Enquanto não for resolvido, o jihadismo continuará a reproduzir-se. Como é que
a Europa, os EUA e a ONU se permitem continuar reféns desse conflito
indefinidamente?
Vem,
em segundo lugar, da incapacidade de integração social e de diálogo
intercultural nos países europeus com maiores comunidades muçulmanas. Grande
parte dos jovens muçulmanos europeus sentem-se discriminados e excluídos. Nada
na Europa os mobiliza para uma “causa comum” – a começar pelos valores éticos
da democracia pluralista. Em contrapartida, a religião, levada ao extremo do
fanatismo, oferece-lhes essa “causa comum” – uma “causa comum universal” que
está para além dos países e das fronteiras: a da redenção pelo martírio. O que
lhes falta em empatia com a condição de cidadão europeu sobra-lhes em empatia
com a condição interiorizada de damné de la terre pronto
a matar (à imagem e semelhança da situação colonial descrita por Frantz Fanon,
no contexto da guerra da Argélia).
Inscrita
no reverso da medalha, a alienação. Em que consiste ela? Na destruição da noção
de bem comum. Os princípios constitucionais e as convenções e declarações de
direitos humanos tornaram-se letra morta. Conquistas sociais que promoviam a
coesão da sociedade, a integração, o sentimento de pertença, os laços de
solidariedade e o exercício livre e responsável da cidadania têm sido
gradualmente eliminadas. A economia transformou-se numa máquina infernal de
discriminação, exclusão e segregação sociais, isto é: numa máquina geradora de
anarquia, caos e miséria humana. É a isso que se dá eufemisticamente o nome de
“reformas estruturais”.
Trata-se
de banir da economia o investimento público e impor a lógica autopoiética do
sistema financeiro mundial ao que resta das funções do Estado, designadamente
dos Estados organizados na UE. O princípio último proclamado por ex-líderes
europeus falhados ou pela maioria dos atuais que seguem a mesma cartilha é um
princípio pós-político e pós-humano, não menos fanático do que a “causa comum”

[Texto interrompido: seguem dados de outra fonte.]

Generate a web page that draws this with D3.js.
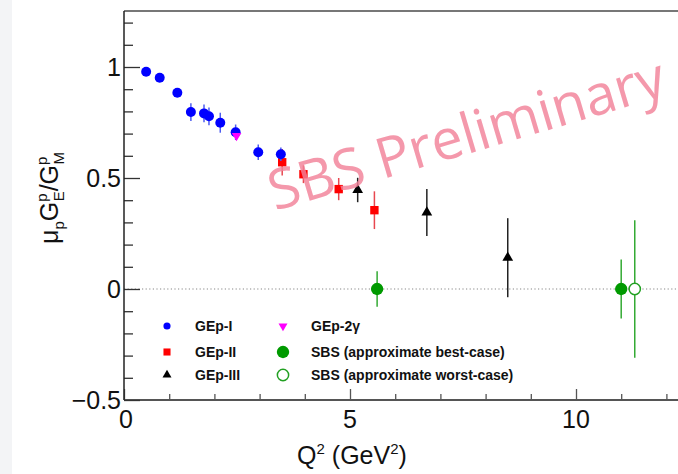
<!DOCTYPE html>
<html><head><meta charset="utf-8">
<script src="https://cdn.jsdelivr.net/npm/d3@7"></script>
<style>body{margin:0;background:#fff}svg{display:block}</style>
</head><body><svg id="c" width="678" height="474"></svg>
<script>
// ---- data ----
const gep1X = [0.49, 0.79, 1.18, 1.48, 1.77, 1.88, 2.13, 2.47, 2.97, 3.47];
const gep1Y = [0.979, 0.952, 0.884, 0.797, 0.791, 0.778, 0.749, 0.706, 0.616, 0.607];
const gep1E = [0.01, 0.01, 0.012, 0.04, 0.04, 0.04, 0.045, 0.035, 0.035, 0.03];
const gep2X = [3.5, 3.97, 4.75, 5.54];
const gep2Y = [0.571, 0.517, 0.45, 0.355];
const gep2E = [0.06, 0.04, 0.05, 0.085];
const gep3X = [5.17, 6.70, 8.49];
const gep3Y = [0.446, 0.345, 0.141];
const gep3E = [0.055, 0.106, 0.178];
const gep2gX = [2.49];
const gep2gY = [0.69];
const gep2gE = [0.01];
const sbsBestX = [5.6, 11.0];
const sbsBestY = [0, 0];
const sbsBestE = [0.08, 0.133];
const sbsWorstX = [11.3];
const sbsWorstY = [0];
const sbsWorstE = [0.31];
const xMajor = [0, 5, 10];
const yMajor = [-0.5, 0, 0.5, 1];
const legendLabels = ["GEp-I", "GEp-II", "GEp-III", "GEp-2γ", "SBS (approximate best-case)", "SBS (approximate worst-case)"];

const svg = d3.select("#c");
const x = d3.scaleLinear().domain([0, 10]).range([124, 576]);
const y = d3.scaleLinear().domain([-0.5, 1]).range([400, 67]);
const xMax = x.invert(678), yMax = y.invert(11);
const font = "'Liberation Sans', Arial, Helvetica, sans-serif";

// left grey strip
svg.append("rect").attr("x", 0).attr("y", 0).attr("width", 12).attr("height", 474).attr("fill", "#f3f4f6");

// zero line
svg.append("line").attr("x1", x(0)).attr("x2", 678).attr("y1", y(0)).attr("y2", y(0))
  .attr("stroke", "#888").attr("stroke-width", 1.2).attr("stroke-dasharray", "1.2,2.4");

// frame top
svg.append("line").attr("x1", x(0)).attr("x2", 678).attr("y1", 11).attr("y2", 11)
  .attr("stroke", "#777").attr("stroke-width", 2);

// x axis
const xAxis = d3.axisBottom(x).tickValues(d3.range(0, Math.floor(xMax) + 1, 1))
  .tickSize(0).tickFormat("");
const gx = svg.append("g").attr("transform", `translate(0,${y(-0.5)})`).call(xAxis);
gx.select(".domain").remove();
gx.append("line").attr("x1", x(0)).attr("x2", 678).attr("stroke", "#555").attr("stroke-width", 2);
gx.selectAll(".tick line").attr("y2", d => xMajor.includes(d) ? -11 : -6).attr("stroke", "#555").attr("stroke-width", 1.3);
svg.selectAll(".xl").data(xMajor).enter().append("text")
  .attr("x", d => x(d) + (d === 0 ? 2 : 0)).attr("y", 428).attr("text-anchor", "middle")
  .attr("font-family", font).attr("font-size", 25).attr("fill", "#111").text(d => d);

// y axis
const yTicks = d3.range(-5, Math.floor(yMax * 10) + 1).map(d => d / 10);
const yAxis = d3.axisLeft(y).tickValues(yTicks).tickSize(0).tickFormat("");
const gy = svg.append("g").attr("transform", `translate(${x(0)},0)`).call(yAxis);
gy.select(".domain").remove();
gy.append("line").attr("y1", 11).attr("y2", y(-0.5)).attr("stroke", "#222").attr("stroke-width", 1.5);
gy.selectAll(".tick line").attr("x2", d => yMajor.some(m => Math.abs(m - d) < 1e-9) ? 16 : 9)
  .attr("stroke", "#333").attr("stroke-width", 1.3);
svg.selectAll(".yl").data(yMajor).enter().append("text")
  .attr("x", 121).attr("y", d => y(d) + 9).attr("text-anchor", "end")
  .attr("font-family", font).attr("font-size", 25).attr("fill", "#111")
  .text(d => d < 0 ? "\u2212" + Math.abs(d) : d);

// axis titles
const xt = svg.append("text").attr("x", 352).attr("y", 464).attr("text-anchor", "middle")
  .attr("font-family", font).attr("font-size", 25).attr("fill", "#111");
xt.append("tspan").text("Q");
xt.append("tspan").attr("font-size", 15).attr("dy", -10).text("2");
xt.append("tspan").attr("dy", 10).text(" (GeV");
xt.append("tspan").attr("font-size", 15).attr("dy", -10).text("2");
xt.append("tspan").attr("dy", 10).text(")");

const yt = svg.append("text").attr("transform", "translate(58,198) rotate(-90)").attr("text-anchor", "middle")
  .attr("font-family", font).attr("font-size", 25).attr("fill", "#111");
yt.append("tspan").text("μ");
yt.append("tspan").attr("font-size", 15).attr("dy", 6).text("p");
yt.append("tspan").attr("dy", -6).text("G");
yt.append("tspan").attr("font-size", 15).attr("dy", -11).text("p");
yt.append("tspan").attr("font-size", 15).attr("dx", -8).attr("dy", 17).text("E");
yt.append("tspan").attr("dy", -6).text("/G");
yt.append("tspan").attr("font-size", 15).attr("dy", -11).text("p");
yt.append("tspan").attr("font-size", 15).attr("dx", -8).attr("dy", 17).text("M");

// series drawing
function series(xs, ys, es, color, barColor, shape, size, fill) {
  const g = svg.append("g");
  const data = xs.map((v, i) => ({ x: v, y: ys[i], e: es[i] }));
  g.selectAll("line").data(data).enter().append("line")
    .attr("x1", d => x(d.x)).attr("x2", d => x(d.x))
    .attr("y1", d => y(d.y + d.e)).attr("y2", d => y(d.y - d.e))
    .attr("stroke", barColor).attr("stroke-width", 1.5);
  g.selectAll("path").data(data).enter().append("path")
    .attr("transform", d => `translate(${x(d.x)},${y(d.y)})` + (shape === "tdown" ? " rotate(180)" : ""))
    .attr("d", d3.symbol().type(shape === "circle" ? d3.symbolCircle : shape === "square" ? d3.symbolSquare : d3.symbolTriangle).size(size))
    .attr("fill", fill ? color : "#fff").attr("stroke", color).attr("stroke-width", fill ? 0 : 1.5);
}
series(gep3X, gep3Y, gep3E, "#000", "#222", "triangle", 50, true);
series(gep2X, gep2Y, gep2E, "#ff0000", "#e8474f", "square", 70, true);
series(gep1X, gep1Y, gep1E, "#0000ff", "#4d5cf0", "circle", 78, true);
series(gep2gX, gep2gY, gep2gE, "#ff00ff", "#ff00ff", "tdown", 40, true);
series(sbsBestX, sbsBestY, sbsBestE, "#009a00", "#33aa33", "circle", 120, true);
series(sbsWorstX, sbsWorstY, sbsWorstE, "#22a022", "#33aa33", "circle", 100, false);

// legend
const leg = [
  { t: legendLabels[0], c: "#0000ff", s: "circle", sz: 40, f: true, lx: 167, ly: 326 },
  { t: legendLabels[1], c: "#ff0000", s: "square", sz: 50, f: true, lx: 167, ly: 352 },
  { t: legendLabels[2], c: "#000", s: "triangle", sz: 35, f: true, lx: 167, ly: 375 },
  { t: legendLabels[3], c: "#ff00ff", s: "tdown", sz: 35, f: true, lx: 283, ly: 326 },
  { t: legendLabels[4], c: "#009a00", s: "circle", sz: 120, f: true, lx: 283, ly: 352 },
  { t: legendLabels[5], c: "#22a022", s: "circle", sz: 100, f: false, lx: 283, ly: 375 }
];
leg.forEach(d => {
  svg.append("path")
    .attr("transform", `translate(${d.lx},${d.ly})` + (d.s === "tdown" ? " rotate(180)" : ""))
    .attr("d", d3.symbol().type(d.s === "circle" ? d3.symbolCircle : d.s === "square" ? d3.symbolSquare : d3.symbolTriangle).size(d.sz))
    .attr("fill", d.f ? d.c : "#fff").attr("stroke", d.c).attr("stroke-width", d.f ? 0 : 1.5);
  svg.append("text").attr("x", d.lx + 28).attr("y", d.ly + 5)
    .attr("font-family", font).attr("font-size", 14).attr("font-weight", "bold").attr("fill", "#111").text(d.t);
});

// watermark
svg.append("text").attr("transform", "translate(275,211) rotate(-16.5)")
  .attr("font-family", "'Open Sans', 'Noto Sans', sans-serif").attr("font-size", 56)
  .attr("fill", "#f28198").attr("fill-opacity", 0.82).text("SBS Preliminary");
</script></body></html>
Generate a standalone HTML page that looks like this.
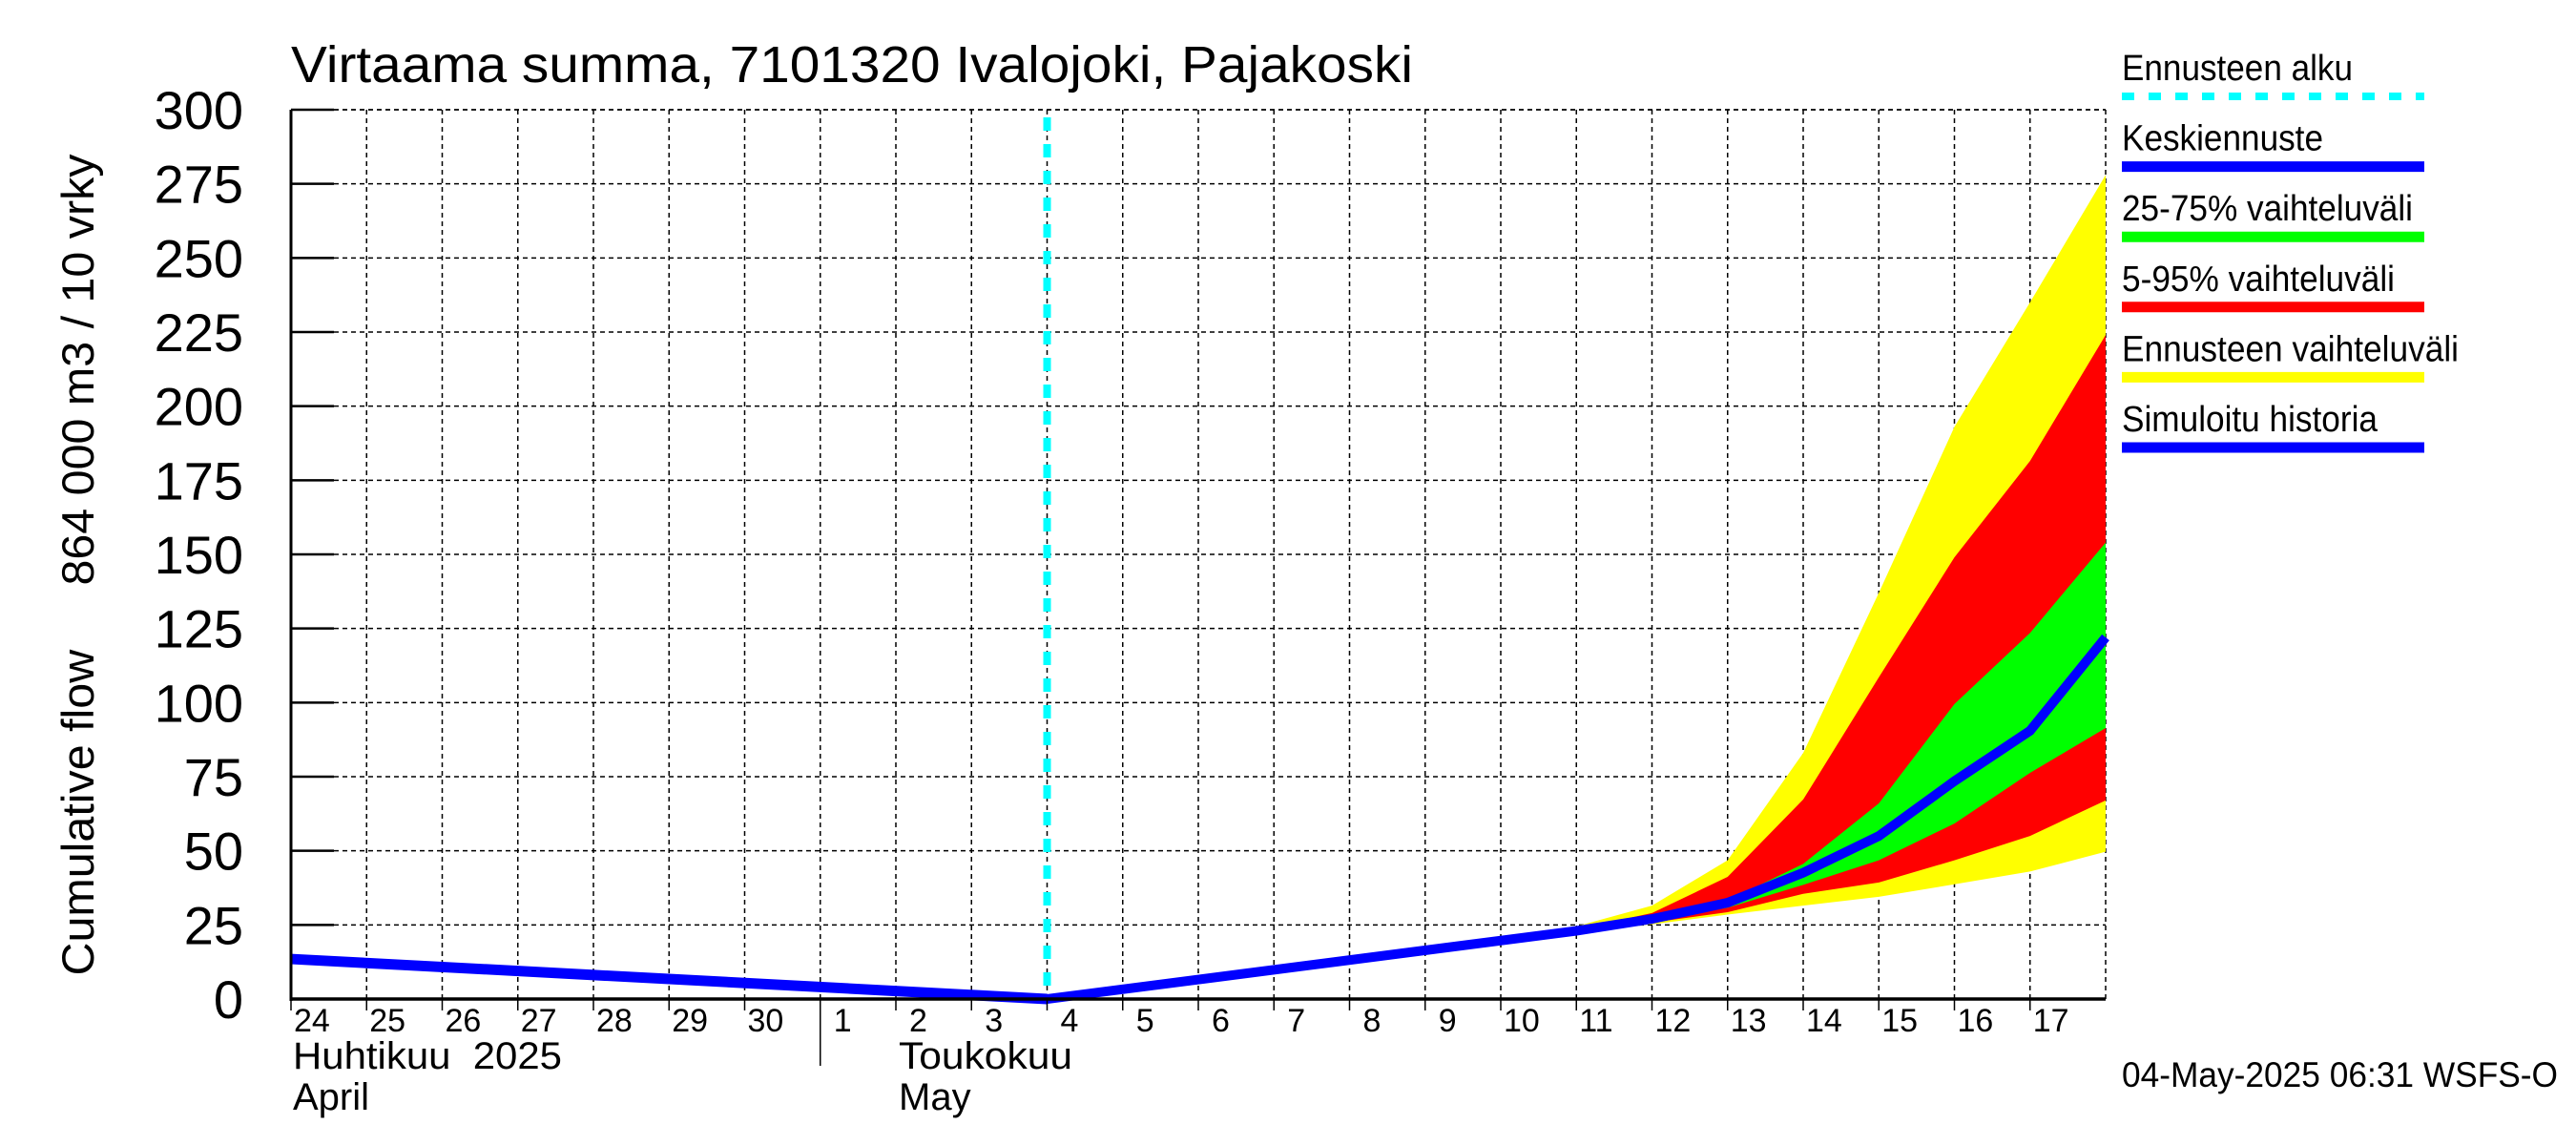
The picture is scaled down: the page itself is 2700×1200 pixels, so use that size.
<!DOCTYPE html>
<html><head><meta charset="utf-8"><style>
html,body{margin:0;padding:0;background:#fff;}
svg{display:block;font-family:"Liberation Sans",sans-serif;}
text{white-space:pre;}
</style></head><body>
<svg id="chart" width="2700" height="1200" viewBox="0 0 2700 1200" xmlns="http://www.w3.org/2000/svg">
<rect width="2700" height="1200" fill="#fff"/>
<g id="grid"></g>
<g id="bands"></g>
<g id="lines"></g>
<g id="axes"></g>
<text x="305" y="86" font-size="54" textLength="1176" lengthAdjust="spacingAndGlyphs">Virtaama summa, 7101320 Ivalojoki, Pajakoski</text>
<text transform="translate(98,592) rotate(-90)" text-anchor="middle" font-size="47" textLength="861" lengthAdjust="spacingAndGlyphs">Cumulative flow     864 000 m3 / 10 vrky</text>
<text x="307" y="1120" font-size="40" textLength="282" lengthAdjust="spacingAndGlyphs">Huhtikuu  2025</text>
<text x="307" y="1163" font-size="40">April</text>
<text x="942" y="1120" font-size="40" textLength="182" lengthAdjust="spacingAndGlyphs">Toukokuu</text>
<text x="942" y="1163" font-size="40">May</text>
<text x="2224" y="1139" font-size="37" textLength="457" lengthAdjust="spacingAndGlyphs">04-May-2025 06:31 WSFS-O</text>
<g id="legend"></g>
</svg>
<script>
// day index 0 = 24 April; 24 = 18 May 00:00
const dayLabels = ["24","25","26","27","28","29","30","1","2","3","4","5","6","7","8","9","10","11","12","13","14","15","16","17"];
const yTicks = [0,25,50,75,100,125,150,175,200,225,250,275,300];
const histDays = [0, 10];
const histVals = [13.5, 0];
const fcDays = [10, 17, 18, 19, 20, 21, 22, 23, 24];
const fcMedian = [0, 23, 27, 32.5, 42.6, 55, 73.5, 90.5, 122];
const yellowHi = [0, 24.5, 31.5, 46.8, 83, 137, 193, 235, 278];
const redHi = [0, 23.5, 29, 41.2, 67.3, 108.5, 149, 181.5, 224];
const greenHi = [0, 23, 27.5, 33.2, 45.6, 66, 99.5, 123.5, 154];
const greenLo = [0, 23, 26.5, 30.8, 38.5, 46.8, 59.2, 76.3, 91.4];
const redLo = [0, 23, 25.8, 29.3, 35.5, 39.3, 46.8, 55, 67];
const yellowLo = [0, 22.8, 25.2, 28.5, 31.5, 34.5, 38.7, 43, 49.7];
const forecastStartDay = 10;

const X0=305, X1=2207, Y0=1047, Y1=115, NDAYS=24, YMAX=300;
const xs = d => X0 + d*(X1-X0)/NDAYS;
const ys = v => Y0 - v*(Y0-Y1)/YMAX;
const NS="http://www.w3.org/2000/svg";
function mk(tag, attrs, parent){const e=document.createElementNS(NS,tag);for(const k in attrs)e.setAttribute(k,attrs[k]);parent.appendChild(e);return e;}
const grid=document.getElementById('grid'), bands=document.getElementById('bands'), lines=document.getElementById('lines'), axes=document.getElementById('axes'), legend=document.getElementById('legend');

yTicks.forEach(v=>{
  if(v>0){const l=mk('line',{x1:X0,x2:X1,y1:ys(v),y2:ys(v),stroke:'#000','stroke-width':1.5,'stroke-dasharray':'5,4'},grid);
  
  }
  const t=mk('line',{x1:X0,x2:X0+45,y1:ys(v),y2:ys(v),stroke:'#000','stroke-width':2.5},axes);
  
  
  const tx=mk('text',{x:255,y:ys(v)+20,'text-anchor':'end','font-size':56},axes);
  tx.textContent=v;
  
  
});
dayLabels.forEach((lab,i)=>{
  if(i>0){const l=mk('line',{x1:xs(i),x2:xs(i),y1:Y1,y2:Y0,stroke:'#000','stroke-width':1.5,'stroke-dasharray':'5,4'},grid);
  
  }
  const t=mk('line',{x1:xs(i),x2:xs(i),y1:Y0,y2:Y0+12,stroke:'#000','stroke-width':1.5},axes);
  
  
  const tx=mk('text',{x:xs(i)+(lab.length>1?3:14),y:1081,'font-size':34},axes);
  tx.textContent=lab;
  
  
});
const ml=mk('line',{x1:xs(7),x2:xs(7),y1:Y0,y2:1117,stroke:'#000','stroke-width':1.5},axes);


const rl=mk('line',{x1:X1,x2:X1,y1:Y1,y2:Y0,stroke:'#000','stroke-width':1.5,'stroke-dasharray':'5,4'},grid);


const tl=mk('line',{x1:X0,x2:X1,y1:Y1,y2:Y1,stroke:'#000','stroke-width':1.5,'stroke-dasharray':'5,4'},grid);


const la=mk('line',{x1:X0,x2:X0,y1:Y1,y2:Y0+2,stroke:'#000','stroke-width':3},axes);


const ba=mk('line',{x1:X0,x2:X1,y1:Y0,y2:Y0,stroke:'#000','stroke-width':3.5},axes);



function band(hi,lo,color,name){
  let pts=fcDays.map((d,i)=>xs(d)+','+ys(hi[i]));
  pts=pts.concat(fcDays.map((d,i)=>xs(d)+','+ys(lo[i])).reverse());
  const p=mk('polygon',{points:pts.join(' '),fill:color},bands);
  
  
}
band(yellowHi,yellowLo,'#ffff00','band-forecast-range');
band(redHi,redLo,'#ff0000','band-5-95');
band(greenHi,greenLo,'#00ff00','band-25-75');

const fl=mk('line',{x1:xs(forecastStartDay),x2:xs(forecastStartDay),y1:Y1+8,y2:Y0,stroke:'#00ffff','stroke-width':8,'stroke-dasharray':'14,14'},lines);


const hl=mk('polyline',{points:histDays.map((d,i)=>xs(d)+','+ys(histVals[i])).join(' '),fill:'none',stroke:'#0000ff','stroke-width':11},lines);


const ml2=mk('polyline',{points:fcDays.map((d,i)=>xs(d)+','+ys(fcMedian[i])).join(' '),fill:'none',stroke:'#0000ff','stroke-width':10},lines);



const legItems=[["Ennusteen alku","#00ffff",true,242],["Keskiennuste","#0000ff",false,211],["25-75% vaihteluväli","#00ff00",false,305],["5-95% vaihteluväli","#ff0000",false,286],["Ennusteen vaihteluväli","#ffff00",false,353],["Simuloitu historia","#0000ff",false,268]];
legItems.forEach((it,i)=>{
  const y=84+i*73.6;
  const t=mk('text',{x:2224,y:y,'font-size':38,textLength:it[3],lengthAdjust:'spacingAndGlyphs'},legend);
  t.textContent=it[0];
  
  
  const a={x1:2224,x2:2541,y1:y+17,y2:y+17,stroke:it[1],'stroke-width':it[2]?8:11};
  if(it[2])a['stroke-dasharray']='13,15';
  const l=mk('line',a,legend);
  
  
});
</script>
</body></html>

dos jihadistas: o da subordinação de tudo e todos à competição cega pelas
melhores taxas de remuneração do capital. Numa inversão radical dos meios e dos
fins, a “utopia” do fundamentalismo neoliberal é criar um sistema financeiro
mundial a funcionar em clausura operativa, imune a qualquer interferência
heterónoma do mundo
da vida,
isto é, totalmente alienado do social e do humano.
Dir-se-ia que essa é “a norma fundamental pressuposta” (Hans Kelsen) que já
derroga um pouco por toda a parte o Estado de Direito democrático. Como se tal
não bastasse, ainda há os 3% de limite de défice do tratado orçamental e até a
pretensão de o inscrever na Constituição.
3% de défice: eis a nossa
grande “causa comum”! A que vem agora o anacronismo de gritar pela “causa
comum” de outrora – “Liberdade, Igualdade, Fraternidade” – se ela está
bem morta e enterrada por trinta anos de alienação neoliberal?